Di dunia kuliner ada yang namanya Michellin Star. Pemeringkatan restoran yang dilakukan dengan standar penjurian yang sangat tinggi dan ketat. Beberapa kritikus kuliner akan dikirim secara acak oleh Michellin untuk melakukan penilaian dengan standar yang telah mereka tetapkan.
Sebagai informasi bahwa restoran yang dapat “satu bintang” Michellin artinya restoran tersebut berkategori istimewa, baik dalam makanan, pelayanan dan lain sebagainya.
Sedangkan yang mendapat “dua bintang” artinya wajib disinggahi. Kalau misalnya di Manado ada orang Jakarta yang sedang liburan, maka restoran dengan dua bintang ini wajib disinggahi. Rugi kalau datang jauh-jauh tapi tak singgah.
Dan puncaknya adakah “bintang tiga”, artinya restoran ini layak jadi tujuan perjalanan, bukan sekadar persinggahan. Ada orang Surabaya yang ke Manado yang tujuannya makan di resto tersebut saja. Habis makan balik ke Surabaya. Dan itu layak. Bisa dibayangkan oleh kita bagaimana levelnya.

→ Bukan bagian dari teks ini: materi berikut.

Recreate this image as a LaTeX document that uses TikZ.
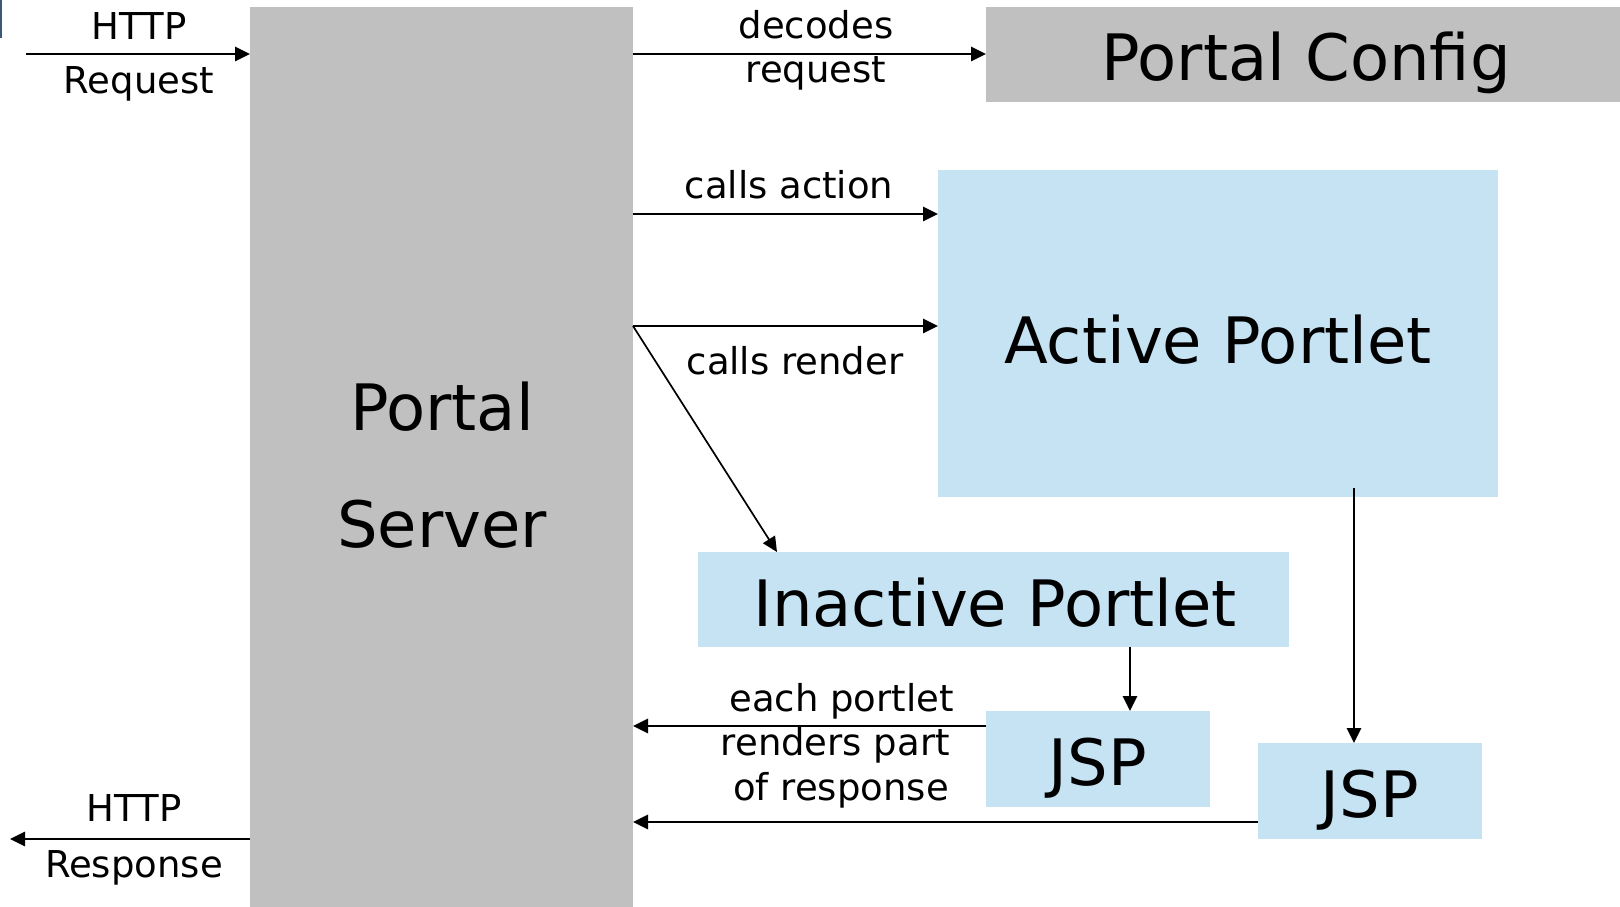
\documentclass[tikz,border=0pt]{standalone}
\usepackage{fontspec}
\setmainfont{DejaVu Sans}
\usetikzlibrary{arrows.meta}
\definecolor{srvgray}{RGB}{192,192,192}
\definecolor{portblue}{RGB}{197,227,243}
\definecolor{edgeblue}{RGB}{60,90,120}
\begin{document}
\begin{tikzpicture}[x=1pt,y=-1pt,
  box/.style={draw=none,inner sep=0pt,outer sep=0pt,anchor=north west},
  graybox/.style={box,fill=srvgray},
  bluebox/.style={box,fill=portblue},
  bigtext/.style={inner sep=0pt,anchor=base,font=\fontsize{64}{77}\selectfont},
  smalltext/.style={inner sep=0pt,anchor=base,font=\fontsize{37}{44}\selectfont},
  conn/.style={line width=2.8pt,-{Triangle[length=15pt,width=14pt]}},
  thinconn/.style={line width=1.7pt,-{Triangle[length=15pt,width=14pt]}}]
\useasboundingbox (0,0) rectangle (1620,907);

% boxes
\node[graybox,minimum width=383pt,minimum height=900pt] (srv) at (250,7) {};
\node[graybox,minimum width=634pt,minimum height=95pt] (cfg) at (986,7) {};
\node[bluebox,minimum width=560pt,minimum height=327pt] (act) at (938,170) {};
\node[bluebox,minimum width=591pt,minimum height=95pt] (inact) at (698,552) {};
\node[bluebox,minimum width=224pt,minimum height=96pt] (jspa) at (986,711) {};
\node[bluebox,minimum width=224pt,minimum height=96pt] (jspb) at (1258,743) {};

% box captions
\node[bigtext] (srvA) at (442,430) {Portal};
\node[bigtext] (srvB) at (442,547) {Server};
\node[bigtext] (cfgT) at (1306,81) {Portal Config};
\node[bigtext] (actT) at (1218,363) {Active Portlet};
\node[bigtext] (inactT) at (995,626) {Inactive Portlet};
\node[bigtext] (jspaT) at (1098,785) {JSP};
\node[bigtext] (jspbT) at (1370,817) {JSP};

% thin frame edge at the top left corner
\draw[edgeblue,line width=2pt] (1,0) -- (1,38);

% free ends of the outer arrows
\coordinate (reqin) at (26,54);
\coordinate (respout) at (10,839);

% connectors
\draw[conn] (reqin) -- (reqin -| srv.west);
\draw[conn] (srv.west |- respout) -- (respout);
\draw[conn] (srv.east |- 0,54) -- (cfg.west |- 0,54);
\draw[conn] (srv.east |- 0,214) -- (act.west |- 0,214);
\draw[conn] (srv.east |- 0,326) -- (act.west |- 0,326);
\draw[thinconn] (srv.east |- 0,326) -- (inact.north -| 777,0);
\draw[conn] ([yshift=9pt]act.south -| 1354,0) -- (jspb.north -| 1354,0);
\draw[conn] (inact.south -| 1130,0) -- (jspa.north -| 1130,0);
\draw[conn] (jspa.west |- 0,726) -- (srv.east |- 0,726);
\draw[conn] (jspb.west |- 0,822) -- (srv.east |- 0,822);

% connector labels
\node[smalltext] (l1a) at (139,40) {HTTP};
\node[smalltext] (l1b) at (139,93) {Request};
\node[smalltext] (l2a) at (134,821) {HTTP};
\node[smalltext] (l2b) at (134,877) {Response};
\node[smalltext] (l3a) at (816,39) {decodes};
\node[smalltext] (l3b) at (816,83) {request};
\node[smalltext] (l4) at (789,198) {calls action};
\node[smalltext] (l5) at (795,374) {calls render};
\node[smalltext,anchor=base east] (l6a) at (954,711) {each portlet};
\node[smalltext,anchor=base east] (l6b) at (950,755) {renders part};
\node[smalltext,anchor=base east] (l6c) at (949,800) {of response};
\end{tikzpicture}
\end{document}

Seenak apakah resto yang mendapat bintang Michellin tersebut? Tidak adakah resto non-Michellin yang rasanya setara dengan resto Michellin? Jawabnya ada. Atau bahkan banyak yang lebih enak. Lalu mengapa yang satu dapat bintang yang lain tidak? Pembedanya adalah konsistensi.
Ada banyak resto yang makanannya enak, tapi tidak konsisten. Kadang terlalu manis, kadang terlalu asin. Kadang terlalu masak, kadang masih mentah. Istilah “ente kadang-kadang” tidak ditolerir oleh Michellin.
Sebuah Warung Ramen pinggir jalan di Jepang (yang mendapat bintang satu Michellin) melakukan quality control mulai dari bahan tepung pembuat mie ramen, tulang yang dipakai untuk membuat kaldu, daging yang dipakai buat topping hingga SOP penyajian. Mereka menjamin konsistensi rasa ramen yang mereka sajikan di awal buka hingga warung tutup sama kualitasnya. Bukan rahasia lagi, bahwa mie ramen yang dibuat menjelang warung tutup biasanya rasanya tidak lagi enak, karena kuah kaldu sudah berjam-jam dipanaskan dan itu mempengaruhi rasa. Konsistensi istimewa, tak pernah sederhana.
Berkaca dari itu, keistimewaan dan exellency pada seorang manusia, sebuah perusahaan, sekolah atau organisasi bukan karena ia bisa memproduksi sesuatu yang istimewa (saja). Tetapi ia atau mereka harus bisa menghasilkan produk istimewa secara konsisten. Tanpa konsistensi, maka ia masih berada di posisi rata-rata.
Ada ungkapan, “Al-istiqomah khoirun min alfi karomah.” Konsistensi, keajegan itu lebih hebat dibanding seribu keajaiban. Keajaiban itu hebat, tapi tidak bisa dicontoh, sifatnya cuma sesekali, kadang malah tidak bisa diulang oleh pemiliknya sendiri. Tapi konsistensi dan kaejegan itu berpijak pada ilmu, niat, kendali diri, dan kedisiplinan.